## TASK INPUT
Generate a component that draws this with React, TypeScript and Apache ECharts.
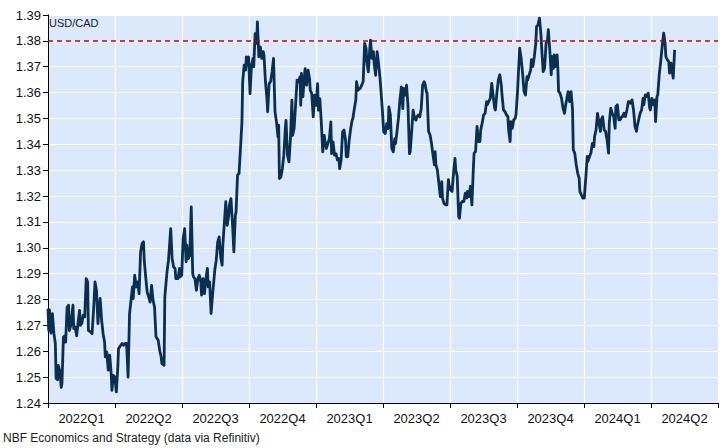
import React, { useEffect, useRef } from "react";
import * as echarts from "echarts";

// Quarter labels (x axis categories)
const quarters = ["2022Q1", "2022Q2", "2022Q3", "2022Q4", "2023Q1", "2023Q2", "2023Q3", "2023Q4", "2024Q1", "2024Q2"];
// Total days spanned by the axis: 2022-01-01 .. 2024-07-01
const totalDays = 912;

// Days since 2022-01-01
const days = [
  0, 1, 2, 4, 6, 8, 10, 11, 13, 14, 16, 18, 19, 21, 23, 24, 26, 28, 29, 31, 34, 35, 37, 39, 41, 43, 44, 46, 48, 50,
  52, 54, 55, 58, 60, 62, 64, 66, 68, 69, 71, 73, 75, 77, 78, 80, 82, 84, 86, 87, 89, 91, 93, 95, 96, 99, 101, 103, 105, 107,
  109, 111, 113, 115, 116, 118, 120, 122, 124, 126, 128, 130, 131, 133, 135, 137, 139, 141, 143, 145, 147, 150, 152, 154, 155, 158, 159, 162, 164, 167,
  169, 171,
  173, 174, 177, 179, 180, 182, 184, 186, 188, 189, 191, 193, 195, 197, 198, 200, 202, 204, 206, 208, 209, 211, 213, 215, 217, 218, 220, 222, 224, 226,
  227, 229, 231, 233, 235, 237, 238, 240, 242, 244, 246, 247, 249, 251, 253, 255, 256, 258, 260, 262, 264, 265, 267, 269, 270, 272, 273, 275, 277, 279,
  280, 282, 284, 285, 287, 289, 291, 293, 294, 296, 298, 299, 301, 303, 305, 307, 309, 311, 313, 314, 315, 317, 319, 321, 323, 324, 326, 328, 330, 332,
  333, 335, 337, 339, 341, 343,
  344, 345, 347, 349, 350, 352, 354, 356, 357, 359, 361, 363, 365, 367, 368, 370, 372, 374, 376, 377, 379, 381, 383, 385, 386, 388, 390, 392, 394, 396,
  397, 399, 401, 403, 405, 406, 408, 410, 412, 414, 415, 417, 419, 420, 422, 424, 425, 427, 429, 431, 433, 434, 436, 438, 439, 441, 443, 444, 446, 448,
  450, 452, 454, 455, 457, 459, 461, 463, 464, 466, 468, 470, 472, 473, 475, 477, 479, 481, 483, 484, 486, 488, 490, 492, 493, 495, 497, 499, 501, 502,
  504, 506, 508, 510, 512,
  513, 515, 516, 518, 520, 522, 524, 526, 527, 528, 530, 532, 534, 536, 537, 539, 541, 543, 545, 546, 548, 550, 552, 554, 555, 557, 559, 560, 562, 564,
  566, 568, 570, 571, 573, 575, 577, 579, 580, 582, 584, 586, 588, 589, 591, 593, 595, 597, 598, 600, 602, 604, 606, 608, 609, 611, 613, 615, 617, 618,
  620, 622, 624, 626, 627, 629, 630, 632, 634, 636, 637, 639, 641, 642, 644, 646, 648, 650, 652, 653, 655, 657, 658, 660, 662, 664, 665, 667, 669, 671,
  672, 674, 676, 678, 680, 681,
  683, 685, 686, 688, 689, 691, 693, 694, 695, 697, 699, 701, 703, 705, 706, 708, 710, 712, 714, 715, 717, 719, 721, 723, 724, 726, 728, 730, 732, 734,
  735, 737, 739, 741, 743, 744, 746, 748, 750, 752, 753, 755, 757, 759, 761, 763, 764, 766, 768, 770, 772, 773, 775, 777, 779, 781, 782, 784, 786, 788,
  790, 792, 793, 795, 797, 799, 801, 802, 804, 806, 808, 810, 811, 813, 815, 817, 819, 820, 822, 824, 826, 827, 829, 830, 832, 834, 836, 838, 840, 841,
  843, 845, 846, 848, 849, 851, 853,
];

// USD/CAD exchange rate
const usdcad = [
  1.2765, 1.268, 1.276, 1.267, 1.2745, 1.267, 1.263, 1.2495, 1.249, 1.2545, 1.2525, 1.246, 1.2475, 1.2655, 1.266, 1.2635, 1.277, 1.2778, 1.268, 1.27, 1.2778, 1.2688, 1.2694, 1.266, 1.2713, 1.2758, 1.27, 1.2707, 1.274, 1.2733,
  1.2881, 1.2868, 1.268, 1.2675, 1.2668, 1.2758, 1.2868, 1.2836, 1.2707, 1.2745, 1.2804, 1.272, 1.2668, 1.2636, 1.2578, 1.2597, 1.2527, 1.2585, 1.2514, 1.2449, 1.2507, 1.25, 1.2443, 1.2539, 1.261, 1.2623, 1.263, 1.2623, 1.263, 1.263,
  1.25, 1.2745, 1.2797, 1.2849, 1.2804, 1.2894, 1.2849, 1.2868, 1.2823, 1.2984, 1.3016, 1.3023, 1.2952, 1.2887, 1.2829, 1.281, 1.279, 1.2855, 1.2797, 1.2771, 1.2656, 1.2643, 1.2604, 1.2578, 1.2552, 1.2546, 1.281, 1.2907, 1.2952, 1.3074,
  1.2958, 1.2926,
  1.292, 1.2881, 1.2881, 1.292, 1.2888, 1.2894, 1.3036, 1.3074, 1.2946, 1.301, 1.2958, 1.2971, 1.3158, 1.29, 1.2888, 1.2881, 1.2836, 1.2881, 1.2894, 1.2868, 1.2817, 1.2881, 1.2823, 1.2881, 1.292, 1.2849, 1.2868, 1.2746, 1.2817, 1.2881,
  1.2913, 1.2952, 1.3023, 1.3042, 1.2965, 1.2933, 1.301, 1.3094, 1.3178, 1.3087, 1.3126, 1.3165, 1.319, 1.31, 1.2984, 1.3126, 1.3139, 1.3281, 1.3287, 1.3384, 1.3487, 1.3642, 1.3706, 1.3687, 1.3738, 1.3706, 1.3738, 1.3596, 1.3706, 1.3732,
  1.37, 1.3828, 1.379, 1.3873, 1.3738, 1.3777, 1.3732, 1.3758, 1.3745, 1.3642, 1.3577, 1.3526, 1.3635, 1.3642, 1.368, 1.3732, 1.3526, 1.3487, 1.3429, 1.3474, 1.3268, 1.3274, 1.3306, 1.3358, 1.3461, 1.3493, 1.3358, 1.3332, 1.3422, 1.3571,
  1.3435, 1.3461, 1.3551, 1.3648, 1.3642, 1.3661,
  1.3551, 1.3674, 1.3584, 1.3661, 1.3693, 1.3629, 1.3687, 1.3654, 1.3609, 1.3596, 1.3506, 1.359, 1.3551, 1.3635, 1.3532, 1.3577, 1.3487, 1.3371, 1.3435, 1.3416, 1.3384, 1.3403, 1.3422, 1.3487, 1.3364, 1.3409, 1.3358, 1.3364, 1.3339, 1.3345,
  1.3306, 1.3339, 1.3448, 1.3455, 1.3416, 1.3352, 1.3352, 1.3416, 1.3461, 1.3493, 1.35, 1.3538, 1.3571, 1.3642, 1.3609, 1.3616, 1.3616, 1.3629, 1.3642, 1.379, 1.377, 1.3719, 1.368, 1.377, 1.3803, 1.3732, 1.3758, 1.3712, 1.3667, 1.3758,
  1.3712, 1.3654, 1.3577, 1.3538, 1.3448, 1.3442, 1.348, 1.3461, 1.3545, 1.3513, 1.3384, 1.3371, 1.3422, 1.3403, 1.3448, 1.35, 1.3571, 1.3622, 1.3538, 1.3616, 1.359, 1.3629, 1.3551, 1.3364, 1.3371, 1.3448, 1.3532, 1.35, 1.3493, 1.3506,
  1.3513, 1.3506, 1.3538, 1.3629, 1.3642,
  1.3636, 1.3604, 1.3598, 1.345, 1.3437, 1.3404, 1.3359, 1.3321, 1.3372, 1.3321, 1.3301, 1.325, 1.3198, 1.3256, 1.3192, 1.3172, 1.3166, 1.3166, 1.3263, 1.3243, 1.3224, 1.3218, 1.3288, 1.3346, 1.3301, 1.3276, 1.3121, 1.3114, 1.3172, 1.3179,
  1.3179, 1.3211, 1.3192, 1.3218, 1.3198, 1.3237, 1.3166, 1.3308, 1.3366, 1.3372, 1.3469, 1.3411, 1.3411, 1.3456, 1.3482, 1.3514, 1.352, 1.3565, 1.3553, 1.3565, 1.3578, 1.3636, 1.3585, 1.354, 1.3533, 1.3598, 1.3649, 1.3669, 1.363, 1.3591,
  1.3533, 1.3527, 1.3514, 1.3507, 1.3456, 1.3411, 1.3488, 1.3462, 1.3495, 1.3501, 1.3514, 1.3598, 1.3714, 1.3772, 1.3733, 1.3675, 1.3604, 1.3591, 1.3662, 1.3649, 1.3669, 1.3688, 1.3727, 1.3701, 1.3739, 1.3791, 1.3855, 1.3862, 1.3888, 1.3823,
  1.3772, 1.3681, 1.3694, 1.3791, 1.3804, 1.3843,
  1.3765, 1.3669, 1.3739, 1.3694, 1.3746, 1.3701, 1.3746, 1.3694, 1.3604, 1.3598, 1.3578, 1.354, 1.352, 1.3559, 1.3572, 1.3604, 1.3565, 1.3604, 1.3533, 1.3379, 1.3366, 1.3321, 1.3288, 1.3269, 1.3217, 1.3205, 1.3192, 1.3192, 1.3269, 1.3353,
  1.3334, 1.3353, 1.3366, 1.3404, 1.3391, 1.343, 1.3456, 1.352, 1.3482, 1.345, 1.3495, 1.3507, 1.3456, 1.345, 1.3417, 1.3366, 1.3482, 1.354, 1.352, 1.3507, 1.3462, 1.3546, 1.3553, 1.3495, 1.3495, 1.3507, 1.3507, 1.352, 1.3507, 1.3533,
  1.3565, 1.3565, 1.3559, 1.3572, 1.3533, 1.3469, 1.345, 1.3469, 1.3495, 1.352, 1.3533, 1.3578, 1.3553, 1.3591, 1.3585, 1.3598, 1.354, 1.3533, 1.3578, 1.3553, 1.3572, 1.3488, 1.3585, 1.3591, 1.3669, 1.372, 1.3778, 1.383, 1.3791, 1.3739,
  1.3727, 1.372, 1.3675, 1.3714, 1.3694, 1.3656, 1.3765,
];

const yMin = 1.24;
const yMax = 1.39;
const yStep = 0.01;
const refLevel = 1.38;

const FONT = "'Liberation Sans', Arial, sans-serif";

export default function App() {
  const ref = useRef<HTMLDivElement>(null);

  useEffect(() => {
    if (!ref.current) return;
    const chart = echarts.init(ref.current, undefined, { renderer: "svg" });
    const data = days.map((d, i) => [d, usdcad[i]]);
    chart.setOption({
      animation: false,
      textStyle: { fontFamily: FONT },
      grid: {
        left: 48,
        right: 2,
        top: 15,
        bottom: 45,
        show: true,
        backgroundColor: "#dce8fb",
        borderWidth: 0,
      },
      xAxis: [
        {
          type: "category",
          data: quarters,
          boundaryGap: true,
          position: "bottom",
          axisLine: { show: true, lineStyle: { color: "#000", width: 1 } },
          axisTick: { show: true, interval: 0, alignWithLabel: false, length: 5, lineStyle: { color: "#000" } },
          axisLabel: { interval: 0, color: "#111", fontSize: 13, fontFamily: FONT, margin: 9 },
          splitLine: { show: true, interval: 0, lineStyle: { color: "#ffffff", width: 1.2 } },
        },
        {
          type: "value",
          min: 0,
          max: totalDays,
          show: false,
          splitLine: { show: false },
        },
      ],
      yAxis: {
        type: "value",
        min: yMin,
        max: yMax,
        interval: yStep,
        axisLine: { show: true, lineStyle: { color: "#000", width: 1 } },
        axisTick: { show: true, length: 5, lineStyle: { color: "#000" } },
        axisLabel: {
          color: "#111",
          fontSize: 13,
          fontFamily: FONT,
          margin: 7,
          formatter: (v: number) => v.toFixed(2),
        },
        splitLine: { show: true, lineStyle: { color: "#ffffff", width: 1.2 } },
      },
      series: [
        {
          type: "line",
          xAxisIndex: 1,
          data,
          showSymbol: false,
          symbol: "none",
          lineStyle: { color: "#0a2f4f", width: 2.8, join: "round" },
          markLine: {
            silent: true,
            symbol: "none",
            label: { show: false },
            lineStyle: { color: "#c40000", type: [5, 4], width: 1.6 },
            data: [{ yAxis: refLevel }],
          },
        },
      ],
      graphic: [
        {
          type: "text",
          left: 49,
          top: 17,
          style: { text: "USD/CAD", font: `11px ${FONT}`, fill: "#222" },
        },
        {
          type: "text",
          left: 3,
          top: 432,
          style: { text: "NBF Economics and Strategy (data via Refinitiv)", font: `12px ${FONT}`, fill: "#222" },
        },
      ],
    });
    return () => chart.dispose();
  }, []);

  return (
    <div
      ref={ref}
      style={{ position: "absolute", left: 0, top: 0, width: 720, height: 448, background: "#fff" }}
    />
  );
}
==
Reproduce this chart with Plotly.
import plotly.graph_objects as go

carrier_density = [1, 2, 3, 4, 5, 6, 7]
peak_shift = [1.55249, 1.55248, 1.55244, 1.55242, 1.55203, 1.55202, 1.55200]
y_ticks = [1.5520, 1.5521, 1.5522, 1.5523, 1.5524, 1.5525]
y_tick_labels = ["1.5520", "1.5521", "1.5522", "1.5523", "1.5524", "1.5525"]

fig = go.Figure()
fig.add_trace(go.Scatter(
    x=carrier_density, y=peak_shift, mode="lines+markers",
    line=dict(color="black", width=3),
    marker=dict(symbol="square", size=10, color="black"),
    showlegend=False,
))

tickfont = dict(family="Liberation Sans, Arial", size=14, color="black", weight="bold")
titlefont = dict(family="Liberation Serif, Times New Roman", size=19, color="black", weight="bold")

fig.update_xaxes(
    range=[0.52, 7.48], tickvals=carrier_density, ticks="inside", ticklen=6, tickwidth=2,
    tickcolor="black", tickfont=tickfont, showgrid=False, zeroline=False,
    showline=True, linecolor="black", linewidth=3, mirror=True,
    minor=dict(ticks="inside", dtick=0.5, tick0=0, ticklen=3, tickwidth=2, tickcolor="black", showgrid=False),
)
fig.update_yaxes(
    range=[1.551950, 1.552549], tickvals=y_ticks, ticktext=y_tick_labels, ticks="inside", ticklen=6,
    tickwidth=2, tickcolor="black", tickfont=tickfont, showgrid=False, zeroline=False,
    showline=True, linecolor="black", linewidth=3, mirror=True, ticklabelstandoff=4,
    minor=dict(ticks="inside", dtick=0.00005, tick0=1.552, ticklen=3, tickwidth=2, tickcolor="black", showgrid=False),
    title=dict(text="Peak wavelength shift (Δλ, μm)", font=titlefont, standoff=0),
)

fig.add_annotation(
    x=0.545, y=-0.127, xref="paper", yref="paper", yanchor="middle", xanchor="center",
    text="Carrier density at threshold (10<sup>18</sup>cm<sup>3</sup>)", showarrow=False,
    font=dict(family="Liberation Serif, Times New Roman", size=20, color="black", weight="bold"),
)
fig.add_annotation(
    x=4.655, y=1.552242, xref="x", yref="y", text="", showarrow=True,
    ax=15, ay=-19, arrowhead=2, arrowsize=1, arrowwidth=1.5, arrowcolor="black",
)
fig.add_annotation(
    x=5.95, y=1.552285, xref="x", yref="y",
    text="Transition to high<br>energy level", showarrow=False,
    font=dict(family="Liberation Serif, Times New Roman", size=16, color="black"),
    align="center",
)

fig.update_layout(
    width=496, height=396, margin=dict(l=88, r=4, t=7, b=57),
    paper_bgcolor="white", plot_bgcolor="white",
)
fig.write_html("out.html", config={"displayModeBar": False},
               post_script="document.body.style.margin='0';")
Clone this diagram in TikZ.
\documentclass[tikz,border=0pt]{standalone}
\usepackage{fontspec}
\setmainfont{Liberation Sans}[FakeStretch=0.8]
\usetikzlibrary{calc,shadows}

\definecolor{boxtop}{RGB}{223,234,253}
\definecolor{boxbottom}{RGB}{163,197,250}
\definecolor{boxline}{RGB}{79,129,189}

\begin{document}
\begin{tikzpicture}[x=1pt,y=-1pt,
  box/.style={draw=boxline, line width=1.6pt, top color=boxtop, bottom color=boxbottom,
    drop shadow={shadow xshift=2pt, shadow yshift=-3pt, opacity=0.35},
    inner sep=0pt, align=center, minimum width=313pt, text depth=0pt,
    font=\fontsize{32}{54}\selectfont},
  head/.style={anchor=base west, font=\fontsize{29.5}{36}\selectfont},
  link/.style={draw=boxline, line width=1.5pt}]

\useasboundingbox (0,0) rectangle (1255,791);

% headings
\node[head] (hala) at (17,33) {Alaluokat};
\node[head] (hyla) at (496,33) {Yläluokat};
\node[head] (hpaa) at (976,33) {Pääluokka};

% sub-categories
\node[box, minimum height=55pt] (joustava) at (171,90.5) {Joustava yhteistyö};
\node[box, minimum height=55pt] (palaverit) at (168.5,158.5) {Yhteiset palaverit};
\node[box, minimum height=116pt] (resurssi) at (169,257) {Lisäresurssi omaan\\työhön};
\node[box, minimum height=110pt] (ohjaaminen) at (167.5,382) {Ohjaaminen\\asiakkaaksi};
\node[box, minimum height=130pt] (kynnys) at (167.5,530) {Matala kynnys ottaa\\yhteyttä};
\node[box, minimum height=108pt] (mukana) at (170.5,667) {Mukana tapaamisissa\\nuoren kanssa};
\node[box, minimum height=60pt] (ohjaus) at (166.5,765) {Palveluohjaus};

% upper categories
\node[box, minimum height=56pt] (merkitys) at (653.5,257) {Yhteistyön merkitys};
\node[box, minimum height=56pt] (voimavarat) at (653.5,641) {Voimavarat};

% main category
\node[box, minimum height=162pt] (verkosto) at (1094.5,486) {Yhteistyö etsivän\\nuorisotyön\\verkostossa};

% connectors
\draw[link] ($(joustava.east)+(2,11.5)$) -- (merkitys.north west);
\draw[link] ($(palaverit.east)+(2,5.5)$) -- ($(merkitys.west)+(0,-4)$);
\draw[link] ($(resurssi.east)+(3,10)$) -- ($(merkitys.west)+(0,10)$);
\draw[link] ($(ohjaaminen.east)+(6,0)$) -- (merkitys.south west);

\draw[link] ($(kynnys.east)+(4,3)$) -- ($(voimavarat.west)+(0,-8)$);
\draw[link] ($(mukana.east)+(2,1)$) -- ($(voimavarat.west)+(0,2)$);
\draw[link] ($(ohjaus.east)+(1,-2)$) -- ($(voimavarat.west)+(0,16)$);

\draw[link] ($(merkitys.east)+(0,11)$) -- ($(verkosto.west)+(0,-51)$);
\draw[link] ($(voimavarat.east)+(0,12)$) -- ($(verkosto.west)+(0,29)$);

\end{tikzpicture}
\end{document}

## GOAL
Begin with the line that contains "Generate a component" and end with the line that contains "import * as"; write out both and all lines between exactly, but no pictures.

## TASK OUTPUT
Generate a component that draws this with React, TypeScript and Apache ECharts.
import React, { useEffect, useRef } from "react";
import * as echarts from "echarts";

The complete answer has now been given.